Наконец, она поняла, почему в хате Петра ей приписывали болезнь Клеменса; от внезапного ужаса сердце ее сжалось, потом бешено заколотилось. А может, это от зелья, может, и вправду от ее зелья он захворал? Испуганные глаза ее налились слезами; она повернулась боком к Агате и, застыв неподвижно, как столб, онемела.
— Ага! — теперь уже крикнула Агата. — Не станешь божиться, что не дала! Ведь дала. Я по лицу твоему вижу, что дала и что Розалька правду говорила! Ну, а раз так, отпусти теперь, что напустила! Слышишь? Дай чего-нибудь такого, чтобы выгнало отраву из его нутра. Раз ты ведьма, тебе все ведомо… Раз ты можешь испортить, можешь и отвести порчу… Отпусти, что напустила! Слышишь? Отпусти…
Вытянув над мялкой обе руки, Агата теребила за плечи и за рубашку немую, остолбеневшую женщину; в ее гневном, ненавидящем взгляде появилось выражение тревоги и мольбы. То с ненавистью, то с мольбой она повторяла:
— Тебе все ведомо, ты можешь… как напустила, так и отпусти…
Петруся дернулась, вырвала из ее пальцев свою рубашку и, ломая руки, простонала:
— Что я напустила?.. Отвяжитесь вы от меня!
Агата, ослабевшая от горя и слез, вдруг, как лань, метнулась к Петрусе, повалилась перед ней наземь и обняла ее колени.
— Петруся, миленькая, зозуля! Спаси ты его! Дай ему чего-нибудь такого, чтобы вышла отрава из его нутра… Ты же сама ее давала… Как напустила, так и отпусти… Я тебе за это всего дам — чего только захочешь… Льну дам, и шерсти, и яиц, и полотна, и денег, коли захочешь; мы оба с Петром ничего не пожалеем, только отпусти, что напустила… чтобы он остался живой, голубок наш миленький, опора наша на старости лет… Ты ведь знаешь… Ясюк-то у нас никудышный… А этот — правая рука у нас… Один ведь работник… Спаси ты его… тебе все ведомо, ты можешь… Как напустила, так и отпусти…
Она припала к коленям Петруси, целовала краешек ее платья. Отчаяние несчастной матери, ее горестные мольбы, видимо, терзали Петрусю. Она ведь и сама была матерью, а с этой женщиной когда-то столько лет прожила в дружбе и согласии. Обхватив голову руками, она заголосила:
— Ой, боже мой, боже! Что ж я буду делать! Не напускала я на него хворь и отпустить не могу…
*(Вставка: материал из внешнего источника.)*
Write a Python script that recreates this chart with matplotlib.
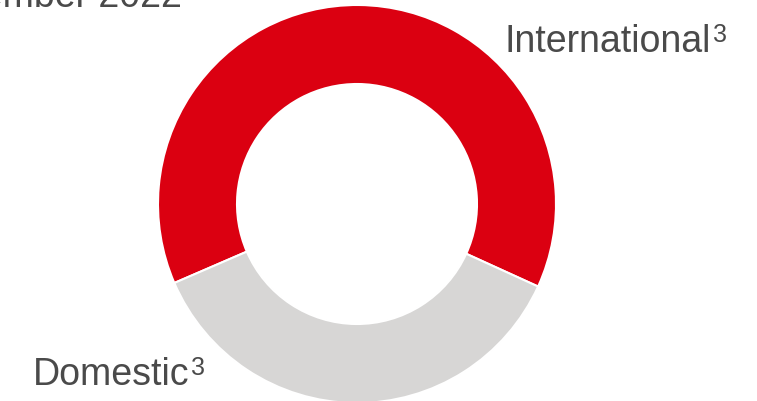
import matplotlib.pyplot as plt

# Split of the portfolio by region
regions = ["International", "Domestic"]
shares = [63.3, 36.7]
footnote = "3"
period = "December 2022"

colors = ["#DB0011", "#D7D6D5"]
text_color = "#4a4a4a"

W, H = 757, 402
fig = plt.figure(figsize=(W / 100, H / 100), dpi=100)
ax = fig.add_axes([0, 0, 1, 1])

ax.pie(shares, colors=colors, startangle=-24.5, counterclock=True,
       center=(357, 197), radius=199,
       wedgeprops=dict(width=79, edgecolor="white", linewidth=1.5))

# axes in pixel units so the ring and labels line up with the canvas
ax.set_xlim(0, W)
ax.set_ylim(0, H)
ax.set_aspect("equal")
ax.axis("off")

font = dict(family="Liberation Sans", color=text_color)

ax.text(182, H - 7, period, ha="right", va="baseline", fontsize=27, **font)


def label(x, y, name):
    t = ax.text(x, y, name, ha="left", va="baseline", fontsize=27, **font)
    ax.annotate(footnote, xy=(1, 1), xycoords=t, xytext=(1, 1),
                textcoords="offset points", ha="left", va="top",
                fontsize=18, **font)


label(505, H - 52, regions[0])
label(33, H - 385, regions[1])

fig.savefig("out.png", dpi=100)
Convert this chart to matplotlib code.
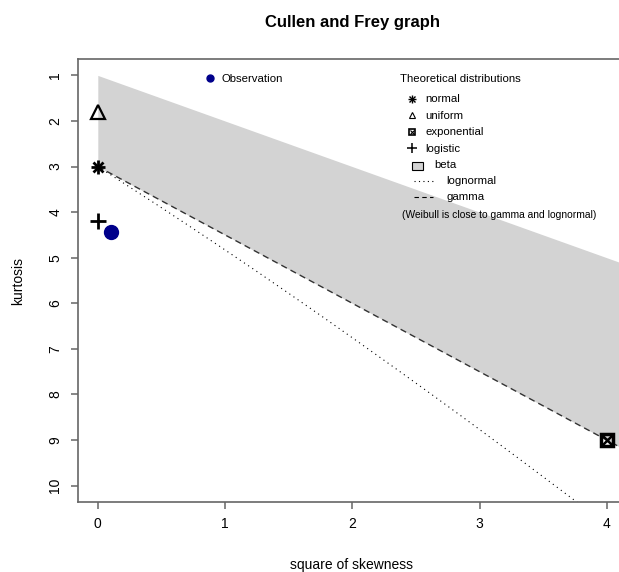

Агата вскочила с земли и каким-то свистящим голосом спросила:
— Не напустила? Может, побожишься, что не напустила?
Петруся снова повернулась к ней боком и оцепенела. В голове у нее было темно, как в осеннюю ночь, и только вихрем кружились слова.
— И напустила и не напустила… Может, и не от этого, а может, от этого…
Не в силах дольше выносить эту муку, она отпрянула от снова накинувшейся на нее женщины и с гневом, смешанным с жалостью, крикнула:
— Отвяжитесь, тетка… Чего вы от меня хотите? Идите к знахарке, у нее просите какого-нибудь средства для сына, а не у меня!